begin

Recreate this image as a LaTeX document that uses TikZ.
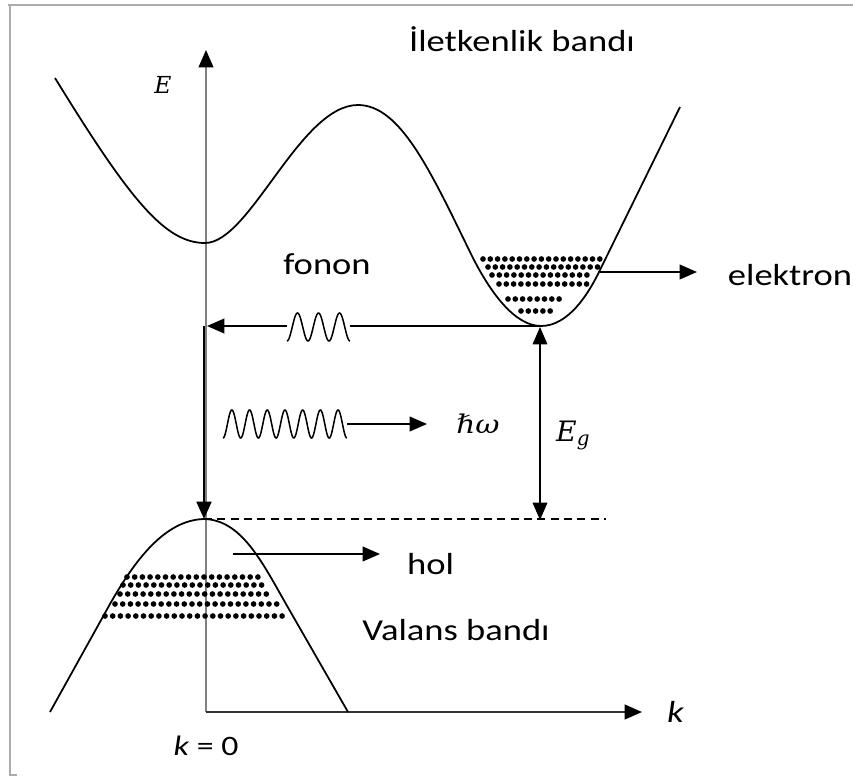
\documentclass[tikz,border=0pt]{standalone}
\usepackage{fontspec}
\setmainfont{Carlito}
\newfontfamily\mathlike{DejaVu Serif}
\usetikzlibrary{arrows.meta}
\newcommand{\wtxt}[1]{\scalebox{1.2}[1]{#1}}
\begin{document}
\begin{tikzpicture}[x=0.3mm,y=-0.3mm,
  band/.style={line width=1.5pt, black},
  tipk/.style={-{Triangle[length=5.2mm,width=4.4mm,color=black]}},
  lbl/.style={font=\fontsize{26}{30}\selectfont, inner sep=0pt},
  mlbl/.style={font=\mathlike\itshape\fontsize{22}{26}\selectfont, inner sep=0pt},
  frame/.style={line width=0.8mm, gray!65}
]
\useasboundingbox (0,0) rectangle (853,776);
% frame
\draw[frame] (8,5) -- (853,5);
\draw[frame] (10,5) -- (10,775) -- (17,775);

% axes
\coordinate (O) at (206,712);
\coordinate (Etop) at (206,50);
\coordinate (Kend) at (642,712);
\draw[line width=1.6pt, gray, tipk] (O) -- (Etop);
\draw[line width=1.8pt, black!80, tipk] (O) -- (Kend);
\node[mlbl, font=\mathlike\itshape\fontsize{20}{24}\selectfont] (Elab) at (163,85) {E};
\node[lbl, anchor=west] (klab) at (667,712) {\wtxt{\itshape k}};
\node[font=\fontsize{24}{28}\selectfont, inner sep=0pt] (k0) at (206,746) {\wtxt{\textit{k} = 0}};

% conduction band
\coordinate (cmin) at (205,243);
\coordinate (cmax) at (358,105);
\coordinate (vmin) at (541,326);
\draw[band] (55,78) .. controls (130,200) and (165,243) .. (cmin)
  .. controls (250,243) and (300,105) .. (cmax)
  .. controls (400,105) and (430,170) .. (470,252)
  .. controls (490,293) and (515,326) .. (vmin)
  .. controls (568,326) and (588,295) .. (600,270) -- (680,107);

% electrons
\foreach \yy/\a/\b in {259/483/602, 267/488/598, 275/492/593, 284/499/587, 299/508/566, 311/521/553}{
  \pgfmathsetmacro{\c}{\a+7.3}
  \foreach \xx in {\a,\c,...,\b}{\fill (\xx,\yy) circle[radius=0.85mm];}
}

% valence band
\coordinate (vtop) at (204,519);
\draw[band] (50,712) -- (110,604) .. controls (135,560) and (165,520) .. (vtop)
  .. controls (241,520) and (261,560) .. (286,604) -- (348,712);

% holes
\foreach \yy/\a/\b in {577/127/258, 585/123/264, 594/120/270, 604/115/279, 616/105/287}{
  \pgfmathsetmacro{\c}{\a+7.7}
  \foreach \xx in {\a,\c,...,\b}{\fill (\xx,\yy) circle[radius=0.85mm];}
}

% electron arrow
\coordinate (e1) at (600,272);
\coordinate (e2) at (697,272);
\draw[line width=1.5pt, tipk] (e1) -- (e2);
\node[lbl, anchor=base] (elek) at (790,285) {\wtxt{elektron}};

% phonon
\coordinate (f1) at (350,326);
\coordinate (f2) at (287,326);
\coordinate (ftip) at (207,326);
\draw[line width=1.5pt] (vmin) -- (f1);
\draw[line width=1.3pt] plot[domain=0:3, samples=90, smooth] ({287+\x*21},{327+14*cos(360*\x)});
\draw[line width=1.5pt, tipk] (f2) -- (ftip);
\node[lbl, anchor=base] (fon) at (327,274) {\wtxt{fonon}};

% vertical transition
\coordinate (d1) at (204,326);
\draw[line width=2.4pt, tipk] (d1) -- (vtop);

% gap
\coordinate (g1) at (540,520);
\coordinate (g2) at (540,327);
\draw[line width=1pt, {Triangle[length=5.2mm,width=4.4mm]}-{Triangle[length=5.2mm,width=4.4mm]}] (g2) -- (g1);
\node[mlbl, anchor=base west, font=\mathlike\itshape\fontsize{24}{28}\selectfont] (Eg) at (556,441) {E\raisebox{-0.3ex}{\fontsize{17}{20}\selectfont g}};
\coordinate (dashend) at (606,519);
\draw[line width=1.5pt, dash pattern=on 2.4mm off 1.6mm] (vtop) -- (dashend);

% photon
\coordinate (p1) at (347,424);
\coordinate (p2) at (427,424);
\draw[line width=1.3pt] plot[domain=0:7, samples=280, smooth] ({223+\x*17.7},{424+14*cos(360*\x)});
\draw[line width=1.5pt, tipk] (p1) -- (p2);
\node[mlbl, anchor=base] (hw) at (478,433) {\scalebox{1.15}[1]{ℏω}};

% hole arrow
\coordinate (h1) at (233,554);
\coordinate (h2) at (380,554);
\draw[line width=1.5pt, tipk] (h1) -- (h2);
\node[lbl, anchor=base west] (hol) at (407,574) {\wtxt{hol}};
\node[lbl, anchor=base] (vb) at (456,640) {\wtxt{Valans bandı}};

\node[lbl, anchor=base] (cb) at (522,52) {\wtxt{İletkenlik bandı}};
\end{tikzpicture}
\end{document}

end

Reproduce only the lines from the beginning of the data through the line that contains "(10,775) -- (17,775);", both included, and please drop the pictures.

Recreate this image as a LaTeX document that uses TikZ.
\documentclass[tikz,border=0pt]{standalone}
\usepackage{fontspec}
\setmainfont{Carlito}
\newfontfamily\mathlike{DejaVu Serif}
\usetikzlibrary{arrows.meta}
\newcommand{\wtxt}[1]{\scalebox{1.2}[1]{#1}}
\begin{document}
\begin{tikzpicture}[x=0.3mm,y=-0.3mm,
  band/.style={line width=1.5pt, black},
  tipk/.style={-{Triangle[length=5.2mm,width=4.4mm,color=black]}},
  lbl/.style={font=\fontsize{26}{30}\selectfont, inner sep=0pt},
  mlbl/.style={font=\mathlike\itshape\fontsize{22}{26}\selectfont, inner sep=0pt},
  frame/.style={line width=0.8mm, gray!65}
]
\useasboundingbox (0,0) rectangle (853,776);
% frame
\draw[frame] (8,5) -- (853,5);
\draw[frame] (10,5) -- (10,775) -- (17,775);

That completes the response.